We now live in a country in which the military has the legal authority to arrest or round up Americans (and non-Americans), place them into military dungeons or concentration camps, torture them, and keep them incarcerated for life without a trial. All they have to do is label people as terrorists.
By the way, that’s the same legal authority that the U.S.-supported military dictatorship in Egypt has. In fact, it’s that authority that the Egyptian demonstrators have been trying to get lifted ever since the demonstrations began. The Egyptian military refuses to lift this extraordinary emergency authority on the same basis that U.S. officials insist on such authority — that it’s necessary to keep the people safe.
That’s not to say that the U.S. Constitution permits such extraordinary power. In fact, it expressly prohibits it in the Fifth Amendment to the Constitution. But U.S. officials claim that the president is not bound by the Constitution and the Bill of Rights because, they say, he is at war against the terrorists of the world.
Let’s face it: the war on terrorism is a much bigger bonanza than the war on communism and the war on drugs — perpetual, more power, more money, less freedom, and ever-growing budgets for the military-industrial complex and CIA.
Of course, they tell us that as soon as the war on terrorism is over, the emergency authority will be lifted. Unfortunately, however, they also tell us that it will be several generations before that will happen. In other words, those of us living under such authority will all be dead by the time the emergency will be over.
We also live in a country in which the president wields the authority to take the entire nation into war on his own initiative.
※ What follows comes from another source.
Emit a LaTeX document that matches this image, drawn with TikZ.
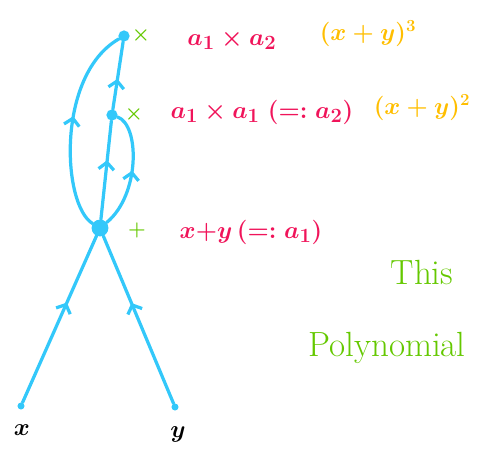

He does not need a declaration of war from Congress. If he decides he wants to go to war, he just orders his military forces to attack, and his forces will loyally follow his orders.
That’s not to say, of course, that the law permits the president to do so. In fact, it doesn’t. The Constitution, which is the highest law of the land, delegates to Congress the power to declare war. Thus, the law prohibits the president from waging war without a declaration of war from Congress.
But U.S. officials say that the president is no longer required to comply with that section of the Constitution. They say that the reason is that past presidents haven’t complied with that section of the Constitution and, therefore, no presidents have to comply with that section of the Constitution.
But if the president doesn’t have to comply with one constitutional restriction, why does he have to comply with any constitutional restrictions? And if the president now has the authority to ignore constitutional restrictions on power, what’s the difference between that and dictatorship?
On the domestic side, we have long lived in a country in which the government wields the authority to jail people for ingesting substances that the government hasn’t approved. And, hey, we’re not just talking 30 days or so in the slammer. We’re talking about the authority to send people away for 30 years or more.
We also live in a country in which the government wields the authority to take money from us in order to give it to other people. They say that it’s in our best interests because it makes us good, caring, and compassionate. Otherwise, if we weren’t forced to share our money with others, they say, we would be no-good, worthless, selfish, self-centered people.
We also live in a country in which government officials have the authority to go into any country in the world and kidnap people and deliver them into the hands of brutal dictatorships to be tortured. They say that this is necessary to keep us safe.
Indeed, that’s where much of the money goes to that they take from us and give to others — to brutal dictatorships. They say that it’s necessary to maintain order and stability, which are supposed to keep us safe.
Of course, this was not the type of country our American ancestors lived in. It’s certainly not the type of country the Framers had in mind when the Constitution brought the federal government into existence.
Meanwhile, American statists, deluded that this is all just part of living in a free society, just keep singing to themselves, “Thank God I’m an American because at least I know I’m free” or “Back in the USSA.”